A United Launch Alliance (ULA) Atlas V 551 will launch two spacecraft to a geosynchronous transfer orbit.

The mission of CBAS is to augment existing military satellite communications capabilities and broadcast military data continuously through space-based, satellite communications relay links.

Primary mission objective for the EAGLE platform is to demonstrate a maneuverable ESPA based space vehicle design which can accommodate up to six hosted or deployable payloads in GEO, and can be cost effectively replicated for multiple payload missions to either a GEO, LEO or GTO orbit.
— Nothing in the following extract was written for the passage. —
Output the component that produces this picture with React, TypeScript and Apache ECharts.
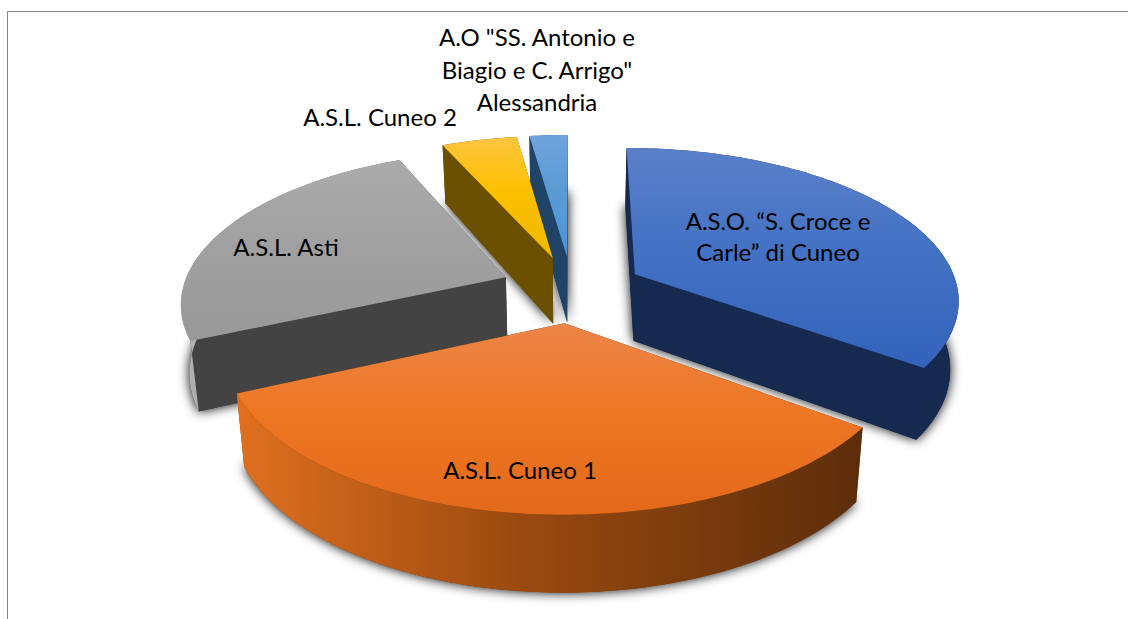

EAGLE experiments will demonstrate enhanced capabilities in space system anomaly resolution and the capability to supplement ground based space situational awareness assets from a geosynchronous platform. EAGLE experiments will also provide new technologies to detect and identify system anomalies such as space weather events and characterize collision events due to micrometeorites.

Space Launch Complex-41

Space Launch Complex-41 (SLC-41) is ULA's East Coast launch pad for the Atlas V rocket. Launch vehicle integration and testing, spacecraft mate and integrated operations occur in the Vertical Integration Facility (VIF). The rocket rolls from the VIF to the launch pad prior to launch.